My father, Robert Frantz, worked for 11 years during the 1950s and early 1960s at the 28″ rolling mill at Bethlehem Steel’s Saucon Plant. In 1992 he decided he wanted to do something to help further his son Stan’s acting career, so he sat down and wrote a play about those experiences which had left the most indelible impression on him, his years working in the mill.
It was a world of mostly men, tough on the outside, but gentle and noble at heart, a time and place where strength, courage, honesty, and decency were not only valued, but necessary for survival. These were men who sacrificed their lives—their hopes and dreams, as well as their bodies—to help build modern America and to support their families and loved ones. They worked hard and played hard and gave of themselves without holding back until they were spent. As they and their way of life vanish from the American landscape along with the very mills which had been their livelihood, the Frantzes bring them vividly to life in this dramatic memoir.
More than just a nostalgic look at a forgotten lifestyle,The 28 Inch Mill gives the audience a chance to see into the hearts and minds of these men—what moved them and motivated them, their humor and humanity, their fortitude and their faults, their pride and their poetry.
Through the fictional character of Karl Yoder, a retired steel-worker in his late 70s, sitting alone in his mother’s kitchen imagining a conversation with his absent friend Janos about the old days “down the Steel,” Frantz takes us on a detailed and fascinating journey drawn from his real-life experiences.
The play is not autobiographical, however it is as accurate in historical detail as possible. Karl Yoder is a fictional composite based on the kind of men Robert Frantz worked alongside in the mill. Many events similar to those in the play actually happened, while others are complete fiction, but could have happened. The intent is to present as vividly as possible a picture of the life these men lived, not to glorify them or condemn them, but to simply honor them and their contribution to the American fabric of life. The men and women of the play are presented as they were, and while many of their attitudes and actions may not be considered “politically correct” today, they are shown as they lived, in the times they lived, and without apology or excuses.

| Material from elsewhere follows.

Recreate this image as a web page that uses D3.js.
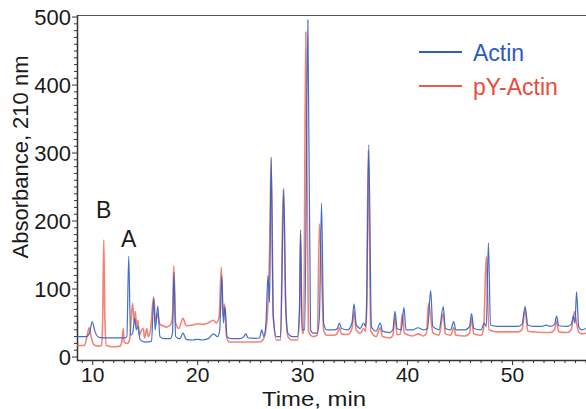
<!DOCTYPE html>
<html>
<head>
<meta charset="utf-8">
<script src="https://cdn.jsdelivr.net/npm/d3@7"></script>
<style>
  html, body { margin: 0; padding: 0; background: #fff; }
  svg { display: block; font-family: "Liberation Sans", Arial, Helvetica, sans-serif; }
</style>
</head>
<body>
<svg id="chart" width="586" height="409"></svg>
<script>
// ---- data ----
const seriesNames = ["Actin", "pY-Actin"];
const xTicks = [10, 20, 30, 40, 50];
const yTicks = [0, 100, 200, 300, 400, 500];

const actinTime = [8.5, 9.4, 9.7, 9.95, 10.2, 10.6, 11.5, 12.5, 13.0, 13.25, 13.43, 13.6, 13.8, 14.0, 14.15, 14.3, 14.5, 15.0, 15.6, 15.81, 15.95, 16.2, 16.4, 16.8, 17.4, 17.6, 17.74, 17.9, 18.3, 18.6, 18.9, 19.5, 20.0, 20.4, 21.0, 21.5, 21.9, 22.1, 22.3, 22.45, 22.6, 22.8, 23.2, 24.0, 24.4, 24.6, 24.8, 25.5, 25.9, 26.1, 26.3, 26.5, 26.7, 26.85, 27.0, 27.2, 27.5, 27.9, 28.2, 28.4, 28.6, 29.0, 29.5, 29.7, 29.8, 29.95, 30.2, 30.5, 30.75, 31.0, 31.4, 31.6, 31.8, 32.0, 32.3, 33.0, 33.3, 33.5, 33.7, 34.3, 34.7, 34.9, 35.1, 35.5, 35.8, 36.0, 36.1, 36.3, 36.55, 37.0, 37.4, 37.6, 38.3, 38.6, 38.8, 39.0, 39.4, 39.65, 39.85, 40.5, 41.0, 41.5, 41.9, 42.2, 42.4, 43.0, 43.4, 43.6, 44.1, 44.4, 44.6, 45.5, 45.9, 46.1, 46.3, 47.0, 47.3, 47.5, 47.7, 47.9, 48.5, 49.5, 50.5, 50.9, 51.2, 51.45, 52.0, 52.8, 53.2, 53.6, 54.0, 54.2, 54.4, 55.2, 55.6, 55.8, 55.95, 56.1, 56.3, 56.6, 57.0];
const actinValue = [30, 30, 36, 52, 38, 29, 28, 28, 28, 30, 148, 32, 35, 57, 40, 45, 26, 22, 23, 86, 40, 75, 30, 27, 27, 35, 125, 30, 27, 35, 26, 25, 26, 25, 27, 34, 30, 40, 120, 50, 74, 30, 27, 27, 30, 34, 28, 27.5, 28, 40, 30, 50, 120, 80, 294, 60, 30, 30, 248, 69, 35, 30, 30, 70, 187, 40, 40, 496, 40, 35, 35, 60, 226, 50, 40, 40, 42, 50, 42, 40, 50, 78, 48, 42, 50, 45, 80, 312, 45, 38, 50, 38, 36, 40, 67, 42, 40, 73, 40, 40, 43, 40, 42, 97.5, 45, 40, 74, 42, 40, 52, 40, 40, 45, 64, 42, 40, 50, 45, 168, 47, 45, 45, 45, 48, 74, 47, 45, 45, 47, 45, 48, 60, 46, 45, 48, 60, 50, 96, 45, 40, 42];

const pyTime = [8.5, 9.2, 9.45, 9.65, 9.85, 10.1, 10.5, 10.85, 10.95, 11.05, 11.15, 11.3, 12.0, 12.6, 12.8, 12.9, 13.0, 13.3, 13.5, 13.8, 13.95, 14.05, 14.2, 14.3, 14.45, 14.6, 14.8, 14.95, 15.15, 15.3, 15.5, 15.81, 16.0, 16.15, 16.4, 16.7, 17.0, 17.4, 17.6, 17.72, 17.9, 18.2, 18.6, 18.9, 19.5, 20.0, 20.5, 21.0, 21.5, 21.8, 22.05, 22.25, 22.4, 22.55, 22.75, 23.0, 24.0, 25.0, 25.9, 26.2, 26.5, 26.7, 26.85, 27.0, 27.2, 27.5, 27.9, 28.15, 28.4, 28.6, 29.0, 29.5, 29.7, 29.8, 29.95, 30.1, 30.3, 30.55, 31.0, 31.4, 31.6, 31.85, 32.0, 32.3, 33.0, 33.3, 33.5, 33.7, 34.3, 34.7, 34.9, 35.1, 35.5, 35.8, 36.0, 36.1, 36.25, 36.5, 37.0, 37.4, 37.6, 38.3, 38.6, 38.8, 39.0, 39.3, 39.5, 39.7, 40.5, 41.0, 41.5, 41.8, 42.0, 42.2, 42.4, 43.0, 43.4, 43.6, 44.1, 44.4, 44.6, 45.5, 45.9, 46.1, 46.3, 47.0, 47.25, 47.5, 47.75, 48.5, 49.5, 50.5, 50.9, 51.2, 51.45, 52.0, 52.8, 53.6, 54.0, 54.2, 54.4, 55.2, 55.6, 55.9, 56.1, 56.3, 56.6, 57.0];
const pyValue = [17, 17, 30, 43, 30, 18, 16, 17, 60, 172, 60, 17, 15, 16, 25, 42, 22, 20, 25, 79, 50, 67, 45, 54, 32, 38, 42, 28, 42, 30, 40, 89, 50, 64, 48, 46, 44, 47, 60, 134, 50, 42, 57, 46, 47, 49, 48, 50, 54, 50, 60, 132, 60, 78, 30, 22, 22, 22, 22, 25, 40, 79, 157, 290, 60, 25, 25, 246, 69, 30, 25, 25, 60, 182, 35, 35, 478, 38, 30, 32, 196, 100, 40, 32, 32, 35, 43, 34, 33, 42, 67, 40, 35, 42, 38, 70, 304, 38, 30, 43, 30, 28, 32, 59, 33, 33, 64, 35, 31, 34, 31, 35, 79, 60, 36, 32, 64, 34, 32, 43, 32, 31, 35, 57, 34, 32, 43, 148, 40, 37, 37, 37, 40, 70, 38, 37, 36, 36, 40, 53, 37, 36, 40, 67, 50, 37, 34, 35];

const peakLabels = ["B", "A"];
const peakLabelTime = [11.05, 13.43];
const peakLabelValue = [205, 162];

// ---- drawing ----
const svg = d3.select("#chart");
const mLeft = 77, mRight = 586, mTop = 15, mBottom = 360;

const x = d3.scaleLinear().domain([8.5, 57]).range([mLeft, mRight]);
const y = d3.scaleLinear().domain([-4.4, 503]).range([mBottom, mTop]);

const blue = "#2f5ec4";
const red = "#f05a48";
const axisColor = "#333";

// top frame line
svg.append("line").attr("x1", mLeft).attr("x2", mRight).attr("y1", mTop + 0.5).attr("y2", mTop + 0.5)
  .attr("stroke", "#555").attr("stroke-width", 1.2);

// y axis ticks
const yMinor = d3.range(0, 501, 10);
svg.append("g").selectAll("line").data(yMinor).join("line")
  .attr("x1", mLeft).attr("x2", d => d % 100 === 0 ? mLeft - 5 : mLeft - 3)
  .attr("y1", d => y(d)).attr("y2", d => y(d))
  .attr("stroke", axisColor).attr("stroke-width", 1);

// x axis ticks
const xMinor = d3.range(9, 57.01, 1);
svg.append("g").selectAll("line").data(xMinor).join("line")
  .attr("x1", d => x(d)).attr("x2", d => x(d))
  .attr("y1", mBottom).attr("y2", d => d % 10 === 0 ? mBottom + 5 : mBottom + 3)
  .attr("stroke", axisColor).attr("stroke-width", 1);

// axis lines
svg.append("line").attr("x1", mLeft + 0.5).attr("x2", mLeft + 0.5).attr("y1", mTop).attr("y2", mBottom + 1)
  .attr("stroke", axisColor).attr("stroke-width", 1.5);
svg.append("line").attr("x1", mLeft).attr("x2", mRight).attr("y1", mBottom + 0.5).attr("y2", mBottom + 0.5)
  .attr("stroke", axisColor).attr("stroke-width", 1.5);

// tick labels
svg.append("g").selectAll("text").data(yTicks).join("text")
  .attr("x", 71).attr("y", d => y(d)).attr("dy", "0.36em")
  .attr("text-anchor", "end").attr("font-size", 22).attr("fill", "#1a1a1a")
  .text(d => d);
svg.append("g").selectAll("text").data(xTicks).join("text")
  .attr("x", d => x(d)).attr("y", 382)
  .attr("text-anchor", "middle").attr("font-size", 21).attr("fill", "#1a1a1a")
  .text(d => d);

// axis titles
svg.append("text").attr("transform", "translate(28,157) rotate(-90)")
  .attr("text-anchor", "middle").attr("font-size", 22).attr("fill", "#1a1a1a")
  .text("Absorbance, 210 nm");
svg.append("text").attr("x", 314).attr("y", 405.5)
  .attr("text-anchor", "middle").attr("font-size", 21).attr("fill", "#1a1a1a")
  .attr("textLength", 104).attr("lengthAdjust", "spacingAndGlyphs")
  .text("Time, min");

// series
const line = d3.line().x(d => x(d[0])).y(d => y(d[1])).curve(d3.curveMonotoneX);
const pyData = d3.zip(pyTime, pyValue);
const actinData = d3.zip(actinTime, actinValue);

const plot = svg.append("g");
plot.append("path").datum(pyData).attr("d", line)
  .attr("fill", "none").attr("stroke", red).attr("stroke-width", 1.6).attr("stroke-opacity", 0.75)
  .attr("stroke-linejoin", "round");
plot.append("path").datum(actinData).attr("d", line)
  .attr("fill", "none").attr("stroke", blue).attr("stroke-width", 1.2).attr("stroke-opacity", 0.9)
  .attr("stroke-linejoin", "round");

// peak labels
svg.append("g").selectAll("text").data(peakLabels).join("text")
  .attr("x", (d, i) => x(peakLabelTime[i]))
  .attr("y", (d, i) => y(peakLabelValue[i]))
  .attr("text-anchor", "middle").attr("font-size", 23).attr("fill", "#1a1a1a")
  .text(d => d);

// legend
const legend = svg.append("g");
const legendColors = [blue, red];
const legendTextColors = ["#2c5bbf", "#ee4a3a"];
seriesNames.forEach((name, i) => {
  const ly = 52 + i * 34;
  legend.append("line").attr("x1", 419).attr("x2", 462).attr("y1", ly).attr("y2", ly)
    .attr("stroke", legendColors[i]).attr("stroke-width", 2);
  legend.append("text").attr("x", 473).attr("y", ly + 8.5)
    .attr("font-size", 23).attr("fill", legendTextColors[i]).text(name);
});
</script>
</body>
</html>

The 28 Inch Mill was first performed in 1995 for a limited engagement at the theatre of a small college in Santa Barbara, California.
Since returning to his hometown of Bethlehem 5 years ago, Stanley has wanted to perform it here, not only for those who lived it, but for their children and grandchildren. It is with great excitement and anticipation that he is able now to finally to present it here in Bethlehem at the historic Ice House, literally a stone’s throw from the site of the Bethlehem Steel mill.